Sébastien Cagnoli – Une de mes motivations était effectivement de partager l’histoire du Pays niçois : le fait que l’agglomération de Nice-Villefranche fût un port majeur d’un État européen pendant un demi-millénaire, de 1388 à 1860, est aujourd’hui largement méconnu.
Ensuite, du point de vue de la navigation maritime, le XVIIIe siècle est une période de transition qui stimule particulièrement l’imagination : c’est celle des grands voiliers, après les galères, avant la machine à vapeur. C’est l’époque des pirates et des grands récits d’aventures maritimes. C’est justement ce grand tournant scientifique qui va aboutir à la révolution industrielle : la navigation à voile nécessite des connaissances et des compétences très complexes, qui relèvent à la fois de l’astronomie, des mathématiques, de la mécanique, etc. Toutes ces sciences sont alors en plein essor, les mathématiques sont poussées au-delà de leurs derniers retranchements (je pense aux nombres complexes), et des applications immenses vont en résulter pour les générations à venir. Mais on a beau maîtriser les chiffres et les théories, la réalité reste imprévisible et difficile à appréhender. C’est le cœur du sujet : le rapport entre réel et imaginaire, entre pratique et théorie, entre vérité et légende…
V. S. – Est-ce parce que tu es aussi simplement passionné d’histoire et de voyages, voire de grandes épopées, ou bien parce que cela te permettait d’évoquer également une partie de ton histoire familiale ?
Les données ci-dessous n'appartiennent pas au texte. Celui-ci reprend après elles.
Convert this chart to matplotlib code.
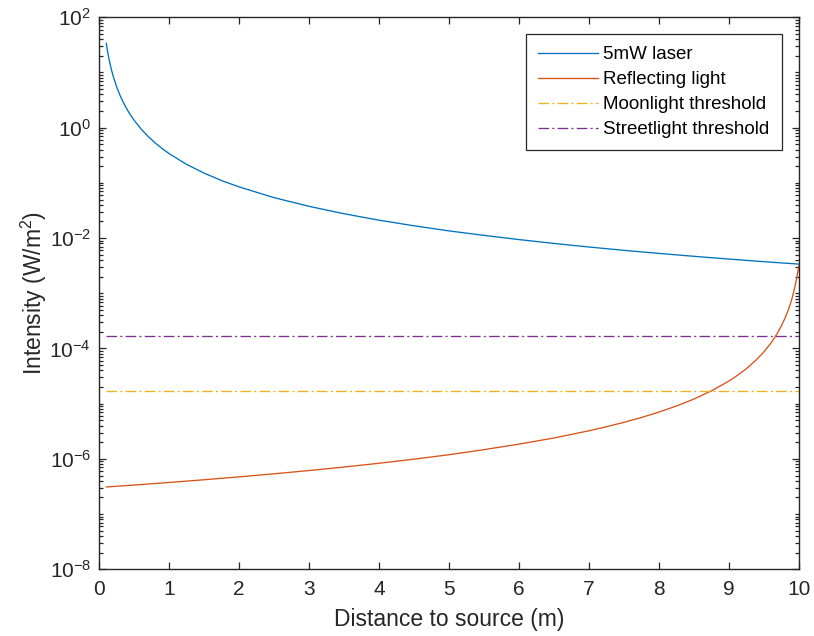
import numpy as np
import matplotlib
matplotlib.use('Agg')
import matplotlib.pyplot as plt
from matplotlib.ticker import FixedLocator, NullFormatter

# distance to source (m) and intensities (W/m^2)
laser_dist = [0.1, 0.11, 0.12, 0.13, 0.15, 0.175, 0.2, 0.25, 0.3, 0.35, 0.4,
              0.45, 0.5, 0.6, 0.7, 0.8, 0.9, 1.0, 1.25, 1.5, 1.75, 2.0, 2.5,
              3.0, 3.5, 4.0, 4.5, 5.0, 5.5, 6.0, 6.5, 7.0, 7.5, 8.0, 8.5, 9.0,
              9.5, 10.0]
laser_int = [33.8, 27.9, 23.5, 20.0, 15.0, 11.0, 8.45, 5.41, 3.76, 2.76, 2.11,
             1.67, 1.35, 0.94, 0.69, 0.528, 0.417, 0.338, 0.216, 0.150, 0.110,
             0.0845, 0.054, 0.0376, 0.0276, 0.0211, 0.0167, 0.0135, 0.0112,
             0.0094, 0.0080, 0.0069, 0.0060, 0.00528, 0.00468, 0.00417,
             0.00374, 0.00338]

refl_dist = [0.1, 0.5, 1.0, 1.5, 2.0, 2.5, 3.0, 3.5, 4.0, 4.5, 5.0, 5.5, 6.0,
             6.5, 7.0, 7.25, 7.5, 7.75, 8.0, 8.25, 8.5, 8.75, 9.0, 9.1, 9.25,
             9.4, 9.5, 9.6, 9.65, 9.7, 9.75, 9.8, 9.85, 9.875, 9.9, 9.925,
             9.95, 9.975, 10.0]
refl_int = [3.1e-7, 3.36e-7, 3.74e-7, 4.19e-7, 4.73e-7, 5.37e-7, 6.15e-7,
            7.12e-7, 8.33e-7, 9.89e-7, 1.19e-6, 1.47e-6, 1.85e-6, 2.39e-6,
            3.23e-6, 3.82e-6, 4.59e-6, 5.61e-6, 7.03e-6, 9.06e-6, 1.21e-5,
            1.70e-5, 2.56e-5, 3.1e-5, 4.29e-5, 6.33e-5, 8.61e-5, 1.24e-4,
            1.53e-4, 1.94e-4, 2.53e-4, 3.44e-4, 4.96e-4, 6.12e-4, 7.75e-4,
            1.01e-3, 1.38e-3, 1.98e-3, 3.1e-3]

thresh_dist = [0.1, 10.0]
moonlight = 1.7e-5
streetlight = 1.7e-4

labels = ['5mW laser', 'Reflecting light', 'Moonlight threshold', 'Streetlight threshold']


def main():
    plt.rcParams['font.family'] = ['Liberation Sans', 'DejaVu Sans']
    plt.rcParams['mathtext.default'] = 'regular'
    axcol = '#262626'

    fig = plt.figure(figsize=(8.14, 6.36), dpi=100)
    ax = fig.add_axes([0.122, 0.1049, 0.8592, 0.8679])

    dash = (0, (8, 2.5, 1.5, 2.5))
    ax.plot(laser_dist, laser_int, color='#0072BD', lw=0.95, label=labels[0])
    ax.plot(refl_dist, refl_int, color='#D95319', lw=0.95, label=labels[1])
    ax.plot(thresh_dist, [moonlight] * 2, color='#EDB120', lw=0.95, ls=dash, label=labels[2])
    ax.plot(thresh_dist, [streetlight] * 2, color='#7E2F8E', lw=0.95, ls=dash, label=labels[3])

    ax.set_yscale('log')
    ax.set_xlim(0, 10)
    ax.set_ylim(1e-8, 1e2)
    ax.set_xticks(range(0, 11))

    majors = [10.0 ** p for p in range(-8, 3, 2)]
    ax.yaxis.set_major_locator(FixedLocator(majors))
    ax.set_yticklabels(['$10^{%d}$' % p for p in range(-8, 3, 2)])
    minors = [k * 10.0 ** p for p in range(-8, 2) for k in range(1, 10)
              if not (k == 1 and p % 2 == 0)]
    ax.yaxis.set_minor_locator(FixedLocator(minors))
    ax.yaxis.set_minor_formatter(NullFormatter())

    ax.tick_params(which='both', direction='in', top=True, right=True,
                   colors=axcol, labelsize=15, width=0.9)
    ax.tick_params(which='major', length=5)
    ax.tick_params(which='minor', length=3)
    ax.tick_params(axis='x', pad=8)
    ax.tick_params(axis='y', pad=6)
    for s in ax.spines.values():
        s.set_color(axcol)
        s.set_linewidth(1.0)

    ax.set_xlabel('Distance to source (m)', fontsize=16.5, color=axcol, labelpad=6)
    ax.set_ylabel('Intensity (W/m$^2$)', fontsize=16.5, color=axcol, labelpad=0)

    leg = ax.legend(loc='upper right', bbox_to_anchor=(0.976, 0.970),
                    borderaxespad=0, fontsize=13.5, handlelength=3.2,
                    handletextpad=0.3, labelspacing=0.42, borderpad=0.65,
                    fancybox=False, framealpha=1)
    leg.get_frame().set_edgecolor(axcol)
    leg.get_frame().set_linewidth(0.9)
    for t in leg.get_texts():
        t.set_color('#000000')

    fig.savefig('out.png', dpi=100, facecolor='white')


if __name__ == '__main__':
    main()
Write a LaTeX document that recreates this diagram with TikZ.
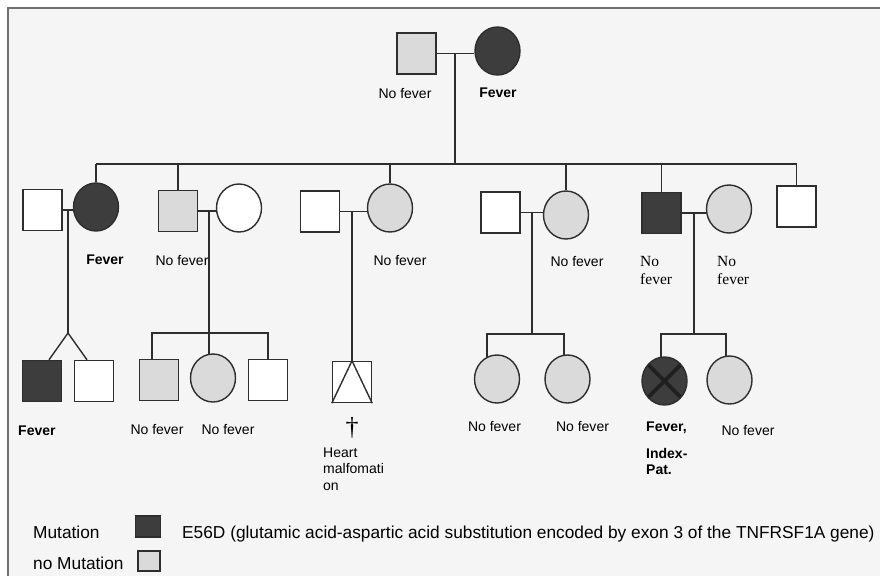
\documentclass[tikz,border=0pt]{standalone}
\usepackage{fontspec}
\setmainfont{Liberation Sans}
\newfontfamily\serifft{Liberation Serif}
\usetikzlibrary{shapes.geometric,backgrounds}
\definecolor{ink}{HTML}{2E2E2E}
\definecolor{darkfill}{HTML}{3D3D3D}
\definecolor{lightfill}{HTML}{DADADA}
\definecolor{paper}{HTML}{F5F5F5}
\definecolor{framec}{HTML}{707070}
\begin{document}
\begin{tikzpicture}[x=1pt,y=-1pt,
  male/.style={rectangle, draw=ink, line width=1.4pt, minimum width=39pt, minimum height=41pt, inner sep=0pt},
  female/.style={ellipse, draw=ink, line width=1.4pt, minimum width=45pt, minimum height=48pt, inner sep=0pt},
  aff/.style={fill=darkfill},
  carr/.style={fill=lightfill},
  none/.style={fill=white},
  link/.style={draw=ink, line width=1.4pt},
  lbl/.style={font=\fontsize{14}{17}\selectfont, inner sep=0pt, anchor=base},
  blbl/.style={font=\fontsize{14}{17}\selectfont\bfseries, inner sep=0pt, anchor=base},
  slbl/.style={font=\fontsize{15.5}{18}\selectfont\serifft, inner sep=0pt, anchor=base west},
  leg/.style={font=\fontsize{17.3}{20}\selectfont, inner sep=0pt, anchor=base west},
  legbox/.style={rectangle, draw=ink, line width=1.4pt, inner sep=0pt}
]
\useasboundingbox (0,0) rectangle (880,576);

% ---------- individuals ----------
% generation I
\node[male,carr] (I1) at (416.5,53.5) {};
\node[female,aff] (I2) at (497.5,51) {};
% generation II
\node[male,none] (A1) at (42.5,210) {};
\node[female,aff] (A2) at (96,207) {};
\node[male,carr] (B1) at (178,211) {};
\node[female,none] (B2) at (239,208) {};
\node[male,none] (C1) at (320,211.5) {};
\node[female,carr] (C2) at (390,208) {};
\node[male,none] (D1) at (500.5,212.5) {};
\node[female,carr] (D2) at (566,215) {};
\node[male,aff] (E1) at (661.5,213) {};
\node[female,carr] (E2) at (729,209) {};
\node[male,none] (F1) at (796.5,206.5) {};
% generation III
\node[male,aff] (G1) at (42,381) {};
\node[male,none] (G2) at (94,381) {};
\node[male,carr] (H1) at (159,380) {};
\node[female,carr] (H2) at (213,378) {};
\node[male,none] (H3) at (268,380) {};
\node[male,none] (J1) at (352,382) {};
\node[female,carr] (K1) at (497,379) {};
\node[female,carr] (K2) at (567.5,379) {};
\node[female,aff] (L1) at (664.5,381) {};
\node[female,carr] (L2) at (729.5,380) {};

% marks inside symbols
\draw[link] (J1.south west) -- (J1.north) -- (J1.south east);
\draw[line width=3.6pt, color=black!88, shorten <=1.5pt, shorten >=1.5pt] (L1.45) -- (L1.225);
\draw[line width=3.6pt, color=black!88, shorten <=1.5pt, shorten >=1.5pt] (L1.135) -- (L1.315);

% ---------- coordinates of lines ----------
\coordinate (mI) at (455,53.5);
\coordinate (sI) at (455,164);
\coordinate (mA) at (68,210);
\coordinate (tA) at (68,333);
\coordinate (mB) at (209,211);
\coordinate (sB) at (209,333);
\coordinate (mC) at (352,211.5);
\coordinate (mD) at (532,212.5);
\coordinate (sD) at (532,334);
\coordinate (mE) at (694,213);
\coordinate (sE) at (694,334);

% ---------- background and connectors ----------
\begin{pgfonlayer}{background}
\fill[paper] (8,8) rectangle (880,576);
\draw[framec, line width=2pt] (8,576) -- (8,8) -- (880,8);
% generation I
\draw[link] (I1.east) -- (I1.east -| I2.west);
\draw[link] (mI) -- (sI);
\draw[link] (sI -| A2.north) -- (sI -| F1.north);
\foreach \n in {A2,B1,C2,D2,E1,F1} {\draw[link] (\n.north) -- (\n.north |- sI);}
% family A
\draw[link] (A1.east) -- (A1.east -| A2.west);
\draw[link] (mA) -- (tA);
\draw[link] ([xshift=7pt]G1.north) -- (tA) -- ([xshift=-7pt]G2.north);
% family B
\draw[link] (B1.east) -- (B1.east -| B2.west);
\draw[link] (mB) -- ([yshift=-4pt]mB |- H2.north);
\draw[link] ([xshift=-7pt]H1.north) |- (sB) -| (H3.north);
% family C
\draw[link] (C1.east) -- (C1.east -| C2.west);
\draw[link] (mC) -- (J1.north);
% family D
\draw[link] (D1.east) -- (D1.east -| D2.west);
\draw[link] (mD) -- (sD);
\draw[link] ([xshift=-10pt,yshift=-5pt]K1.north) |- (sD) -| ([xshift=-3.5pt,yshift=-3pt]K2.north);
% family E
\draw[link] (E1.east) -- (E1.east -| E2.west);
\draw[link] (mE) -- (sE);
\draw[link] ([xshift=-3.5pt,yshift=-3pt]L1.north) |- (sE) -| ([xshift=-3.5pt,yshift=-3pt]L2.north);
\end{pgfonlayer}

% ---------- labels ----------
\node[lbl] (tI1) at (405,98) {No fever};
\node[blbl] (tI2) at (498,97) {Fever};
\node[blbl] (tA2) at (105,264) {Fever};
\node[lbl] (tB1) at (182,265) {No fever};
\node[lbl] (tC2) at (400,265) {No fever};
\node[lbl] (tD2) at (577,266) {No fever};
\node[slbl] (tE1a) at (640,266) {No};
\node[slbl] (tE1b) at (640,284) {fever};
\node[slbl] (tE2a) at (717,266) {No};
\node[slbl] (tE2b) at (717,284) {fever};
\node[blbl,anchor=base west] (tG1) at (18,435) {Fever};
\node[lbl] (tH1) at (157,434) {No fever};
\node[lbl] (tH2) at (228,434) {No fever};
\node[font=\fontsize{26}{26}\selectfont\serifft, inner sep=0pt] (dJ) at (352,428) {†};
\node[lbl,anchor=base west] (tJa) at (323,457) {Heart};
\node[lbl,anchor=base west] (tJb) at (323,473.5) {malfomati};
\node[lbl,anchor=base west] (tJc) at (323,490) {on};
\node[lbl] (tK1) at (494.5,431) {No fever};
\node[lbl] (tK2) at (582.5,431) {No fever};
\node[blbl,anchor=base west] (tL1a) at (646,431) {Fever,};
\node[blbl,anchor=base west] (tL1b) at (646,458) {Index-};
\node[blbl,anchor=base west] (tL1c) at (646,474) {Pat.};
\node[lbl] (tL2) at (748,435) {No fever};

% ---------- legend ----------
\node[leg] (lg1) at (33,538) {Mutation};
\node[legbox, fill=darkfill, minimum width=25pt, minimum height=21pt] (lgA) at (148,526.5) {};
\node[leg] (lg2) at (182,538) {E56D (glutamic acid-aspartic acid substitution encoded by exon 3 of the TNFRSF1A gene)};
\node[leg] (lg3) at (33,569) {no Mutation};
\node[legbox, fill=lightfill, minimum width=22pt, minimum height=20pt] (lgB) at (149,561) {};
\end{tikzpicture}
\end{document}
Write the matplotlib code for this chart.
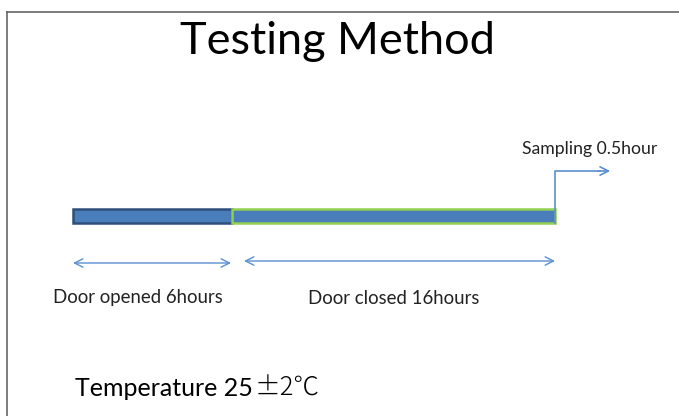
import matplotlib.pyplot as plt
from matplotlib.patches import Rectangle, FancyArrowPatch

# schematic, values only used as labels
title = "Testing Method"
phases = ["Door opened", "Door closed"]
phase_hours = [6, 16]
sampling_hours = 0.5
temp_main = "Temperature 25"
temp_tol = "\u00b12\u2103"

# schematic layout in pixel coords (bar not drawn to scale in original)
bar_x = [73, 232, 555]
bar_y = 209
bar_h = 14
fills = ["#4a7ebb", "#4a7ebb"]
edges = ["#2f4f7a", "#92d050"]

fig = plt.figure(figsize=(6.79, 4.16), dpi=100)
ax = fig.add_axes([0, 0, 1, 1])
ax.set_xlim(0, 679)
ax.set_ylim(416, 0)
ax.axis("off")

# slide frame
ax.plot([6.5, 679], [11.5, 11.5], color="#666666", lw=1.2)
ax.plot([6.5, 6.5], [11.5, 416], color="#666666", lw=1.2)

ax.text(337, 41, title, ha="center", va="center", fontsize=32.5, family="Lato", color="black")

for i in range(len(phases)):
    ax.add_patch(Rectangle((bar_x[i], bar_y), bar_x[i + 1] - bar_x[i], bar_h,
                           facecolor=fills[i], edgecolor=edges[i], lw=1.8))

# sampling step line
line_c = "#5b8fd0"
ax.plot([bar_x[2], bar_x[2], 600], [bar_y + bar_h, 171, 171], color=line_c, lw=1.2)
ax.add_patch(FancyArrowPatch((595, 171), (613, 171), arrowstyle="->,head_length=6,head_width=3",
                             color=line_c, lw=1.2, mutation_scale=1))
ax.text(590, 149, "Sampling %shour" % sampling_hours, ha="center", va="center",
        fontsize=12.7, family="Lato", color="#222222")

# duration arrows
arr_y = [263, 261]
arr_x = [(73, 231), (244, 555)]
lab_x = [138, 394]
for i in range(len(phases)):
    ax.add_patch(FancyArrowPatch((arr_x[i][0], arr_y[i]), (arr_x[i][1], arr_y[i]),
                                 arrowstyle="<->,head_length=6,head_width=3",
                                 color=line_c, lw=1.0, mutation_scale=1,
                                 shrinkA=0, shrinkB=0))
    ax.text(lab_x[i], 298, "%s %dhours" % (phases[i], phase_hours[i]), ha="center", va="center",
            fontsize=13.4, family="Lato", color="#222222")

ax.text(75, 396, temp_main, ha="left", va="baseline", fontsize=18,
        family="Lato", color="black")
ax.text(255, 396, temp_tol, ha="left", va="baseline", fontsize=18.5,
        family=["Noto Sans CJK JP", "DejaVu Sans"], color="black", fontweight="light")

fig.savefig("out.png", dpi=100)
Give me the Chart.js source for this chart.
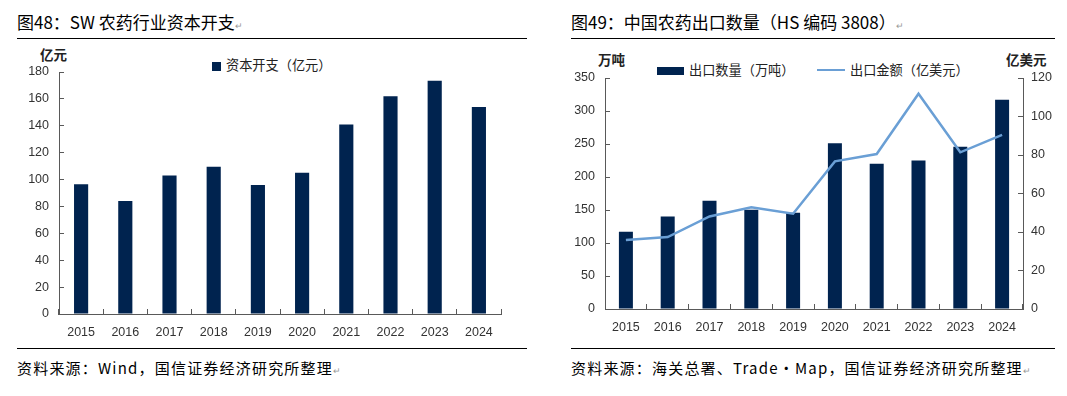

S. C. – Oui, mon histoire familiale est une des sources de ce livre. Mes recherches généalogiques m’ont permis de découvrir, sur l’histoire du Pays niçois, des choses qu’on n’apprend pas à l’école. Mes ancêtres ont été directement concernés par les nouveaux horizons économiques présentés d’abord par le développement de la marine royale à Villefranche et à Nice (nouveaux métiers dans les chantiers navals et en mer), ensuite par sa délocalisation à Gênes en 1815 (reconversion dans de nouveaux métiers en ville). De même, le parcours de mes ancêtres niçois qui ont servi dans la marine de Savoie et qui ont été appelés sous le drapeau vert-blanc-rouge pour deux « guerres d’indépendance italienne » en 1848 et en 1859 (voire pour la guerre de Crimée) m’a fait comprendre bien des choses sur l’histoire de l’Europe et de la Méditerranée. À vrai dire, la rédaction d’Espars est allée très vite : je n’ai fait que remanier des matériaux que j’avais accumulés depuis plus de dix ans – sous prétexte de recherches généalogiques – et autour desquels j’avais vaguement développé des récits de fiction qui n’avaient jamais abouti. Il manquait un déclic, une étincelle.
À propos de grandes épopées, je dois avouer que le Kalevala – l’épopée nationale finnoise – m’a certainement influencé, par exemple sur des figures de style comme les parallélismes ou les allitérations. Mais c’est aussi que toute épopée, toute poésie traditionnelle, repose sur des contraintes formelles plus ou moins strictes, plus ou moins intuitives, transmises de génération en génération. En l’occurrence il ne s’agit pas de poésie traditionnelle, bien sûr, mais l’influence s’en fait sentir, et je cherche à renouer avec une certaine tradition de poésie métrique.